Serious international efforts are being made to reduce consumption, create planetary assets, and improve climate management.
Given some or all of the above, this is the managed decision. This won’t save us, but we may be able to manage the growing climate and food chain disasters to our maximum ability.
The Highway to Hell
If fascists and criminal reality deniers gain control, there will be little or no effort to manage the collapse. Greed and corruption will rule.
Will this make a lot of difference? Probably not. Things will be much worse for some parts of the population, and the hope for relief will be lost due to the absence of national medical management during the COVID-19 pandemic under Trump.
Despite the American media hysteria over Trump, most people are now becoming involved and are not deluded by the clown show.
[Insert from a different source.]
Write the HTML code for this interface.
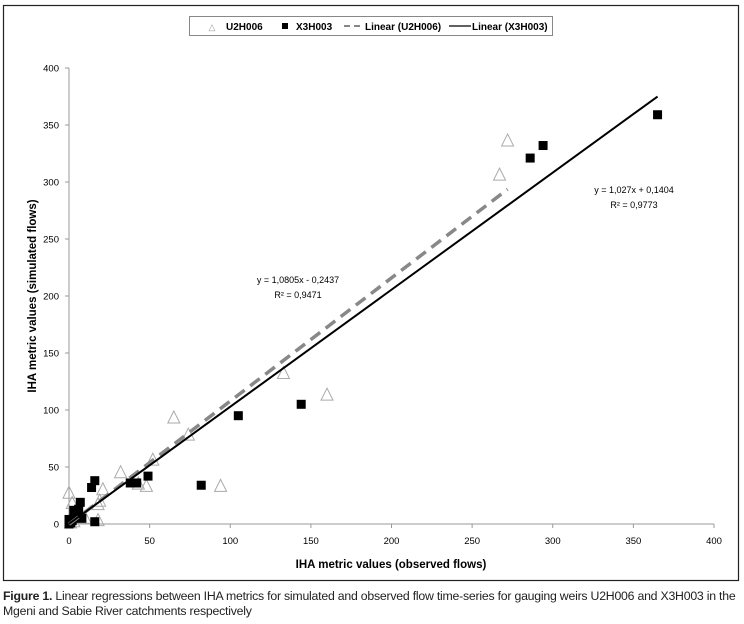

As climate disasters grow, the US and probably other American Empire nation-states will begin disintegrating. Should the Trumpists be able to steal the 2024 election, that will happen quickly, I think.
Again, none of this will make much difference beyond the immediate future.
Less Likely Alternatives
With the current planetary reality, there is not much that we can do. Even a sudden international commitment to end fossil fuel use will have little impact on what needs to happen, as our population and resource use have been so out of line for decades.
The price must be paid. How much we can slow the rate of dying is the only question.
While a percentage of the human population will hold onto hope for a miracle, none are adequate in size to have much effect. This is a policrisis made up of hyperobjects that have no individual solution and is not solvable by something like the agricultural revolution of the mid-20th century that allowed us to support our overshoot population for a few decades.
We are all not going to die next Tuesday, next year, or the next century. Many people are already dying in the Middle East and elsewhere. There will be continuous and growing causes for population loss.
In America, there are more people dying due to the failure to provide universal medical care and adequate nutrition. We accept that as normal.
We will accept much higher death rates as normal and greater human suffering as normal with far greater insecurity. This will be terrible, but only for those of us who remember how it once was and what we hoped we could achieve.
However, suffering steals need to be reduced, and lives still need to be maintained. There is work to do, and it won’t be done by magic, myth, or religion.
I always appreciate your well-reasoned sobering perspective. And I must disagree on your use of the word religion. In my opinion mature religion is what we need more and more of and is often the motivator for those who act in crises as Camus character in the Plague. And most people wouldn't know mature religion if it bit them in the ass to paraphrase Frank Zappa
I wish I could disagree with any of your logic.